PolskaByć kobietą w Polsce

Być kobietą w Polsce

Sytuacja kobiet w Polsce nie odbiega
znacząco od standardów w krajach zachodnich; polskie przepisy
dotyczące praw kobiet są dobre, nieco gorzej jest z ich
egzekwowaniem - oceniła w Senacie wiceminister pracy i
polityki społecznej Joanna Kluzik-Rostkowska.

Być kobietą w Polsce
Źródło zdjęć: © AFP

Polska nie ma specjalnie dużych problemów jeśli chodzi o prawo. Problemy mamy z właściwym stosowaniem tego prawa, z wykorzystaniem tych przepisów prawnych, które w Polsce od bardzo dawna istnieją - mówiła wiceminister, przedstawiając senatorom informację rządu na temat sytuacji kobiet w Polsce.

Senatorowie pytali m.in. o statystyki dotyczące bezrobotnych kobiet, czy rząd zamierza wspierać kobiety prowadzące własną działalność gospodarczą i jak wygląda sytuacja kobiet na wsi.

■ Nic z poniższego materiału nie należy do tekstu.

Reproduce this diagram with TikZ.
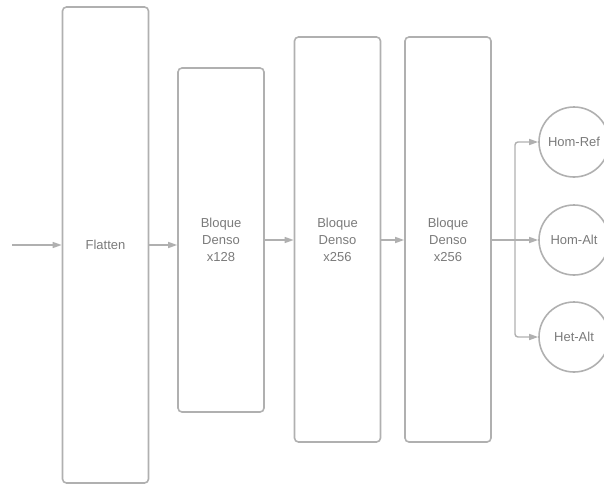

Kluzik-Rostkowska ceniła, że choć bezrobocie w Polsce spada, to okazuje się, że dotyczy to w większości mężczyzn. Pod koniec 2006 roku 56% bezrobotnych stanowiły właśnie kobiety. Proporcje osób, które szukają zatrudnienia i tych, które je mają zmieniły się na niekorzyść kobiet - podkreśliła.

Tłumaczyła, że znacząca część kobiet bezrobotnych ma wykształcenie wyższe i średnie. Jest to zupełnie inna struktura bezrobocia niż w przypadku mężczyzn. Wynika to też z faktu, że spora część kobiet z niskim wykształceniem nie szuka pracy. Ponieważ nie szukają pracy w ogóle, nie są zarejestrowane w urzędach pracy i nie figurują w tych statystykach - mówiła.

Kluzik-Rostkowska poruszyła także temat obecności kobiet na wysokich stanowiskach. W dalszym ciągu, mimo że kobiety są lepiej wykształcone od mężczyzn, to na wysokich stanowiskach jest nas bardzo mało - powiedziała. Z drugie strony - jak tłumaczyła - w Polsce jest duża grupa kobiet, które same dla siebie są pracodawcami i które prowadzą własną działalność gospodarczą.

Zwróciła uwagę na problemy, jakie mają na rynku pracy młode matki, przede wszystkim z znalezieniem pracy po urodzenia dziecka i utrzymaniem jej. Zdaniem wiceminister, kobiety rzadko dochodzą swoich praw przed sądami pracy.

Kluzik-Rostkowska mówiła też o obecności kobiet w wojsku. Oceniła, że w tej chwili mogą one - na równych prawach z mężczyznami - zostać żołnierzami zawodowymi. Zaznaczyła, że liczba kobiet w armii wzrosła w 2006 roku do 1 tys. Mamy również pełnomocniczkę do spraw kobiet w wojsku - dodała.

W styczniu z informacją polskiego rządu na temat sytuacji kobiet w Polsce zapoznał się Komitet ONZ ds. Eliminacji Wszelkich Form Dyskryminacji Kobiet. Członkowie Komitetu chcieli poznać m.in. akty prawne dotyczące przeciwdziałania przemocy wobec kobiet oraz dyskryminacji na rynku pracy. W posiedzeniu Komitetu uczestniczyła także Wanda Nowicka, przewodnicząca Federacji na rzecz Kobiet i Planowania Rodziny, która koordynowała prace nad alternatywnym raportem. Ten dokument - oceniający sytuację kobiet w Polsce jako niezadowalającą - również został przedstawiony na forum ONZ.

Według raportu organizacji kobiecych, brakuje skutecznej polityki przeciwdziałania dyskryminacji w wielu obszarach, jak handel kobietami, przemoc domowa, życie zawodowe kobiet.

Konwencja ds. Eliminacji Wszelkich Form Dyskryminacji Kobiet uchwalona została przez Zgromadzenie Ogólne ONZ w 1979 r. Wyznacza międzynarodowe standardy w zakresie ochrony praw kobiet we wszystkich dziedzinach życia. Obejmuje następujące obszary: edukacja seksualna, dostęp do usług w zakresie zdrowia reprodukcyjnego, sytuacja kobiet na rynku pracy, reprezentacja kobiet w polityce, ustawodawstwo w zakresie przemocy wobec kobiet, w tym przemocy domowej oraz handlu kobietami. Polska podpisała konwencję w 1980 roku.